Este lunes de Pascua, Sevilla ha amanecido recuperando su normalidad. Persianas de negocios que se levantan, coches que vuelven a circular con prisa y niños que regresan a las aulas de colegios e institutos. La ciudad retoma el pulso cotidiano, aunque aún con la resaca física y emocional que ha dejado tras de sí la Semana Santa.
A partir de hoy, poco a poco, se irán desmontando los palcos, las imágenes procesionales regresarán a sus capillas para el culto interno y el incienso —ese aroma que ha impregnado el ambiente— se irá disipando en el aire como un sueño que se resiste a marcharse. La solemnidad, el recogimiento y el luto de estos días empezarán a dar paso a la algarabía y al color que ya se intuyen al otro lado del puente, donde la Feria comienza a agitar sus volantes.
Pero antes de ese tránsito hacia la otra gran fiesta de la primavera sevillana, conviene detenerse un instante y recordar que la Semana Santa se cerró ayer con una cofradía que a menudo pasa de puntillas, pero cuyo mensaje sostiene el corazón teológico de todo lo vivido. Hablo, sin duda, de la Hermandad de la Resurrección.
Con el discurrir de una marea de nazarenos blancos como las luces de la aurora del domingo, esta última cofradía de la Semana Santa nos recuerda que sin la Resurrección nada tendría sentido. Sin la victoria sobre la muerte, el dolor del Viernes Santo quedaría inconcluso. Sin la promesa cumplida, el sacrificio sería solo tragedia.

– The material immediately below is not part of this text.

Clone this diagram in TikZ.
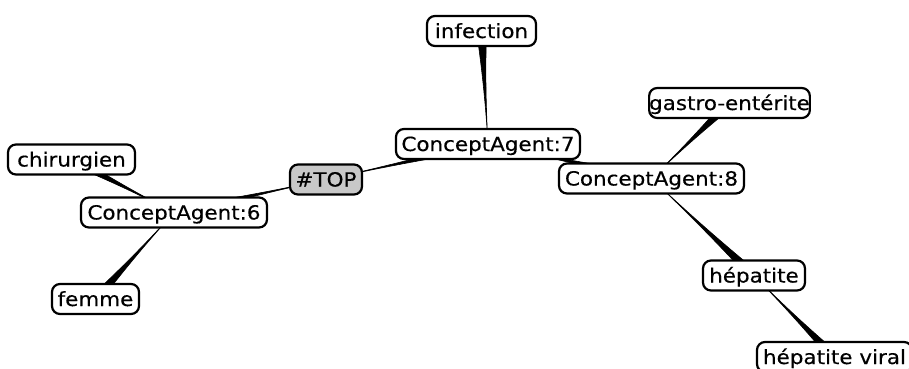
\documentclass[tikz,border=0pt]{standalone}
\usepackage{fontspec}
\newfontfamily\nodefont[FakeStretch=1.1,FakeBold=0.4]{DejaVu Sans}
\usetikzlibrary{calc}
\pgfdeclarelayer{paper}
\pgfdeclarelayer{bg}
\pgfsetlayers{paper,bg,main}
% quadratic taper: thin at parent #1, wide at child #2
\newcommand\taper[2]{%
  \filldraw[black, line width=0.6bp, line join=round]
    (#1.center)
    .. controls ($(#1.center)!0.3333!(#2.center)$)
       and ($($(#1.center)!0.6667!(#2.center)$)!1.667bp!90:(#2.center)$) ..
    ($(#2.center)!5bp!-90:(#1.center)$)
    -- ($(#2.center)!5bp!90:(#1.center)$)
    .. controls ($($(#1.center)!0.6667!(#2.center)$)!1.667bp!-90:(#2.center)$)
       and ($(#1.center)!0.3333!(#2.center)$) ..
    (#1.center) -- cycle;}
\definecolor{topgray}{RGB}{200,200,200}
\tikzset{
  cnode/.style={draw=black, line width=2.2bp, rounded corners=8bp, fill=white,
    minimum height=30bp, inner sep=0pt, text height=14bp, text depth=0bp,
    font=\nodefont\fontsize{19.5bp}{22bp}\selectfont},
  topnode/.style={cnode, fill=topgray}
}
\begin{document}
\begin{tikzpicture}[x=1bp,y=-1bp]
\begin{pgfonlayer}{paper}
\fill[white] (0,0) rectangle (909,368);
\end{pgfonlayer}
\useasboundingbox (0,0) rectangle (909,368);
\node[topnode, minimum width=72bp] (top) at (326,179.5) {\#TOP};
\node[cnode, minimum width=186bp] (ca6) at (174,212.5) {ConceptAgent:6};
\node[cnode, minimum width=184bp] (ca7) at (488,144) {ConceptAgent:7};
\node[cnode, minimum width=185bp] (ca8) at (651.5,178.5) {ConceptAgent:8};
\node[cnode, minimum width=127bp] (chir) at (71.5,159.5) {chirurgien};
\node[cnode, minimum width=87bp] (femme) at (95.5,299) {femme};
\node[cnode, minimum width=109bp] (inf) at (481.5,31) {infection};
\node[cnode, minimum width=149bp] (gastro) at (729.5,103) {gastro-entérite};
\node[cnode, minimum width=102bp] (hep) at (754,275.5) {hépatite};
\node[cnode, minimum width=155bp] (hepv) at (834.5,357) {hépatite viral};
\begin{pgfonlayer}{bg}
\taper{top}{ca6}
\taper{top}{ca7}
\taper{ca6}{chir}
\taper{ca6}{femme}
\taper{ca7}{inf}
\taper{ca7}{ca8}
\taper{ca8}{gastro}
\taper{ca8}{hep}
\taper{hep}{hepv}
\end{pgfonlayer}
\end{tikzpicture}
\end{document}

Para quien vive intensamente la Semana Santa, la Resurrección no puede ser un epílogo menor. Es la piedra angular que sostiene toda la liturgia pública de los días previos. Mirar al Cristo Resucitado es comprender que la cruz no fue el final, sino el inicio de algo nuevo. Es asumir que el sufrimiento solo encuentra plenitud cuando es vencido por la vida. Y eso, para el cofrade, no es solo un dogma, sino que es una manera de estar en el mundo, de resistir desde la esperanza.
Pero la Resurrección no es solo un hecho litúrgico. Más allá de la trascendencia teológica, esta es una metáfora luminosa que atraviesa nuestras vidas. Todos, en algún momento, hemos conocido la noche más oscura. Todos hemos sentido el vértigo de una pérdida, el desgaste de un fracaso, la soledad que parece definitiva. Y, aun así, la vida —tenaz, silenciosa— ha vuelto a abrirse paso. A veces sin hacer ruido, pero siempre con firmeza.
Y es que, precisamente, la resurrección también es eso. La entrevista de trabajo inesperada tras meses de paro. El mensaje que llega cuando ya no se espera. El nuevo amor que enciende un corazón herido. La calma que asoma después de la angustia. Pequeñas resurrecciones cotidianas que no están escritas en los evangelios, pero que salvan con la misma fuerza.
Porque al final, eso es lo que queda, la certeza de que ninguna herida es definitiva. Que, incluso cuando todo parece perdido, hay una luz que insiste. Y que siempre, incluso en los momentos más grises, hay un nuevo día que nos espera con las puertas abiertas.